Seldon judgment: staff retention and workforce planning justified partners’ retirement age

Seldon judgment: staff retention and workforce planning justified partners’ retirement age

The long-running saga of whether a law firm could justify requiring an equity partner to retire at the age of 65 finally reached a conclusion at the Employment Tribunal on 28 May.

Applying the principles in the Judgments of the Court of Appeal and the Supreme Court, the Tribunal rejected the claim of Mr Seldon, in Seldon v Clarkson Wright & Jakes. It found that attracting and retaining talented solicitors and facilitating workforce planning were legitimate aims and that the imposition of a retirement age for partners of 65 struck an acceptable balance between the needs of the firm and the individual partner. Rachel Dineley, Employment Partner and Head of the Equality and Discrimination Unit at international law firm DAC Beachcroft, commented: “The Tribunal’s decision is both expected and welcome. It will provide comfort to a wide range of businesses where, in appropriate circumstances, there is a clearly perceived need to impose a retirement age, notwithstanding the abolition of the default retirement age in 2011. It does not provide a carte blanche for employers to introduce their own retirement age in the absence of clear justification. What will be justifiable is contingent upon the employer establishing a legitimate aim or aims and demonstrating, both with tangible evidence and the application of common sense (but without stereotyping) that the retirement age is appropriate and reasonably necessary to achieve those aims.

Following the abolition of the default retirement age, employers will be able to make an assessment, over time, as to whether the introduction of their own retirement age is warranted, either for particular categories of employee (such as management grades) or for their workforce as a whole. For the time being, however, employers have learned to live with the absence of a retirement age for their staff. Partners in partnerships were never subject to the default retirement age under the 2006 Age Regulations and, subsequently, the Equality Act 2010. Partnerships, in particular, will want to examine the Tribunal’s judgment to assess whether any retirement age stipulated in their Partnership Deed or Membership Agreement now needs to be revisited”

Rachel added: “The essentials of the Tribunal’s judgment were as follows: the determination as to whether the firm had directly discriminated against Mr Seldon on grounds of his age had to be made by reference to the date on which the relevant treatment was applied to him, ie, 31 December 2006, when he was required to retire under the terms of the Partnership Deed. While the mandatory retirement age could not be justified on the basis of the desire to limit the need to expel partners by way of performance management, thus contributing to the congenial and supportive culture in the firm, the firm was clearly justified in seeking to ensure (a) that associates were given the opportunity of partnership after a reasonable period (thereby ensuring that they did not leave the firm) and (b) the planning of the partnership and workforce across individual departments could be undertaken by having a realistic long-term expectation as to when vacancies would arise.

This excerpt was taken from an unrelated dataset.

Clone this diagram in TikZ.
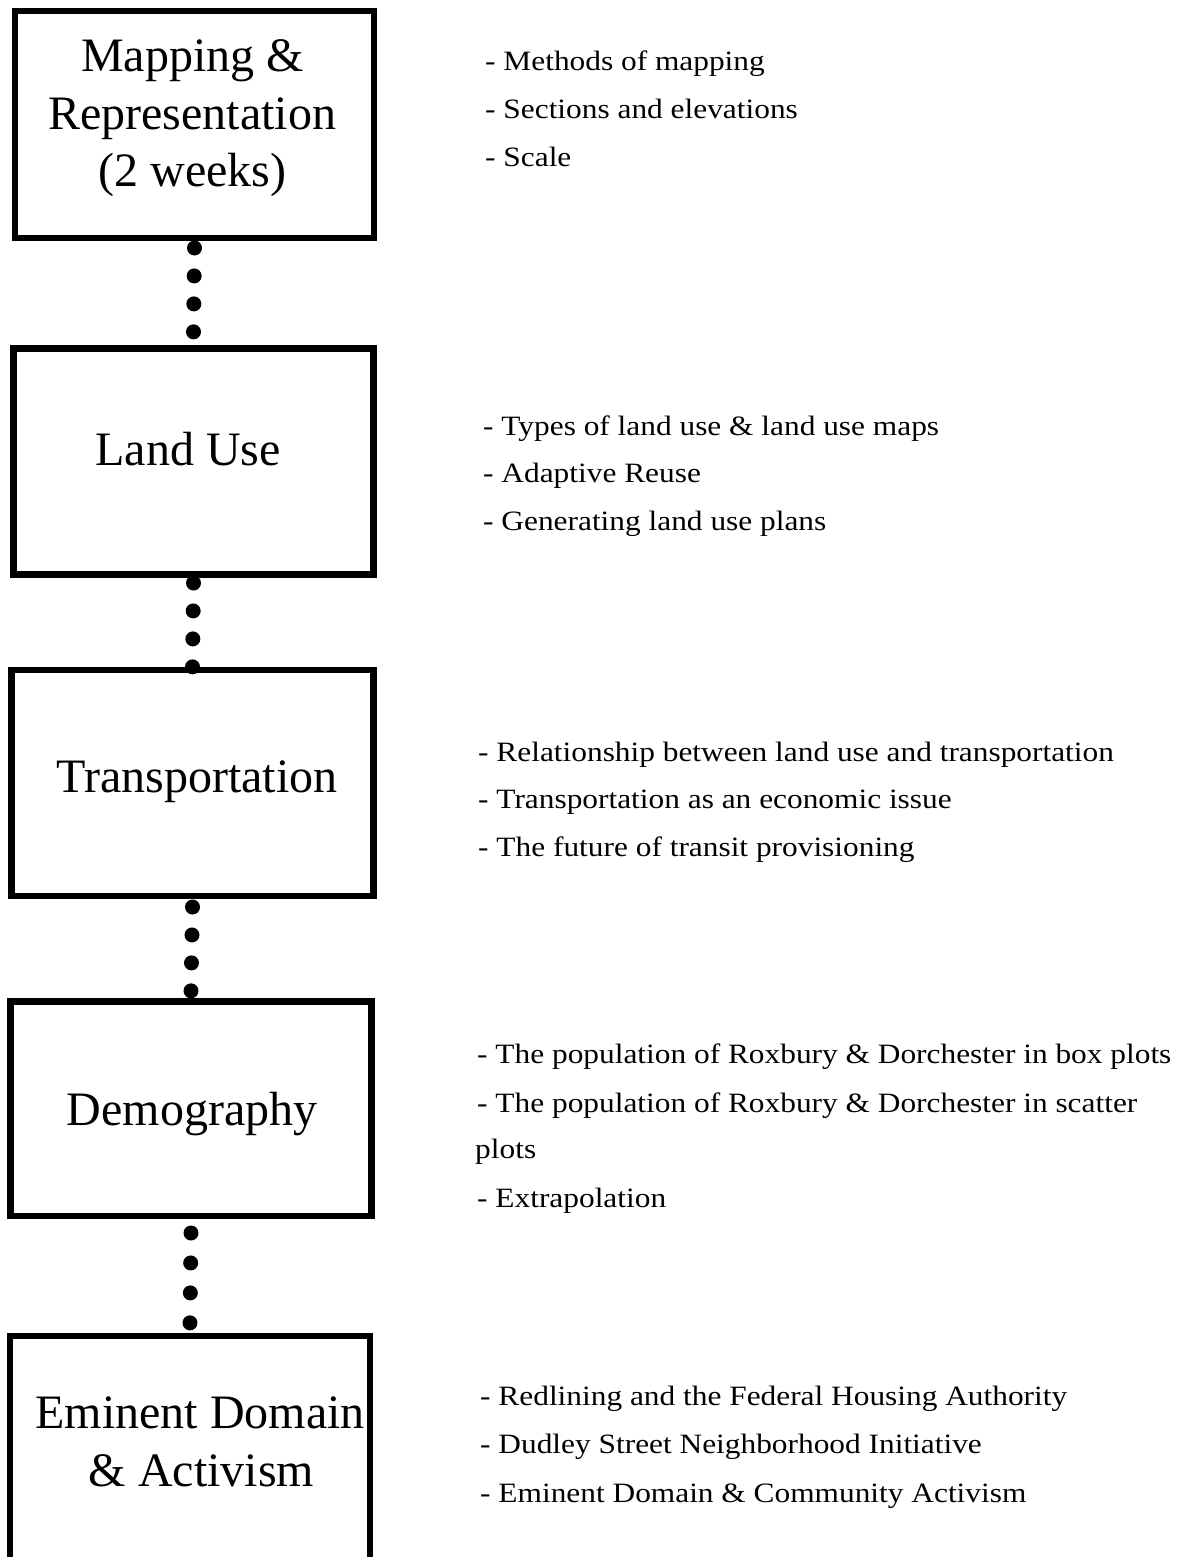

In assessing whether these two aims were achieved by proportionate means, the Tribunal considered whether the selection of age 65, specifically, was warranted. Mr Seldon himself described the age as “a reasonable target” and it was not an age with which any of the partners had disagreed. Furthermore, the partners were in an equal bargaining position when they consented to the inclusion of the rule in their Partnership Deed. The Tribunal made clear that there has to be a balance between the needs of the firm and of the partners and associates. Along the way, they took account of the fact that Mr Seldon had consented to the retirement age and noted that at the relevant time (December 2006) the default retirement age for employees was 65, when salaried partners and associates could be required to retire. This was thought to be helpful. The fact that the State pension age was 65 for men (and earlier for women) was relevant although not a significant factor.

As in all cases of objective justification of direct age discrimination and all indirect discrimination, a complex balancing exercise is needed, which takes proper account of all relevant factors and weights them appropriately. In this case, the Tribunal found there is a narrow range of retirement ages – perhaps from 64 to 66 – any one of which would achieve the two identified aims. It was noted that the position might be different if the relevant date had come after the abolition of the default retirement age and after the planned changes in the State pension age. There is, no doubt, scope for further argument and potential for more case law as the impact of the abolition of the default retirement age is felt. Partnerships, in particular, will want to examine the Tribunal’s judgment, to assess whether any retirement age stipulated in their partnership deed or membership agreement now needs to be revisited. No two businesses will be the same. Careful analysis of a wide range of factors, from the age profile of the partnership or membership, through to medium to long term business planning, will be necessary to assess and address the risks associated imposing retirement at a specified age.”